Basically, it uses a different logic in compression method. first two compression, compresses rows in the same blocks. writes same data once and uses a reference for actual places. Column store compression compresses columns not rows in a block and it is more logical because repetitive data mostly exists in same column, for example gender or customer id or product code etc.
So, at this post I wanted to share a real life example with compression ratios and speeds. of course I can not provide main data in here but I used a table with real data and copied it then compress the same table with different methods. Here is the results:
this small code, will compress table TMP with different methods and reports about timing and size. first one is NOCOMPRESS so we will see size of table without compression and then other methods results:
without compression this table’s size is 1408 MB. as you see BASIC and ADVANCED compression reduce the size to 280 MB but it takes 37-31 seconds to compress.
interestingly, Hybrid compression (column store) “query low” takes less than others, just 20 seconds and size reduced to 176 MB almost half of first two.

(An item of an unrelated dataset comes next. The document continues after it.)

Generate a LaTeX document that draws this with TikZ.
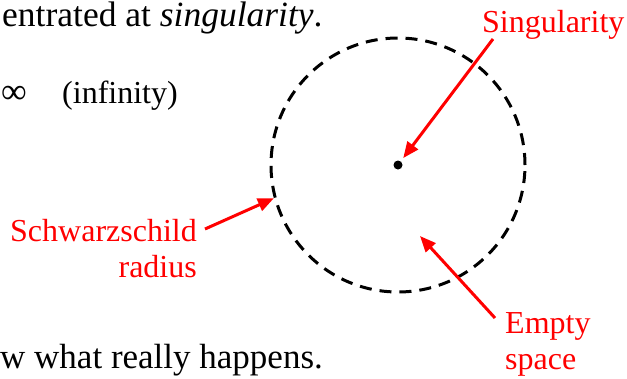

You can also see that size is decreasing from “Query Low” to “Query High”. king is Query High, table size is 72 MB. 20x compression is very impressive but also as you can see, it takes 2 minutes to compress. Also, querying those compression methods will take significantly amount of time.
Compression is very useful if you use it accordingly. This is just a demonstration about compression level and basics of compression. I will mentioned about query performance of compression, CLOB compression, CLOB vs HCC compression etc at my later posts too.
that’s all for now. wish you all a health day.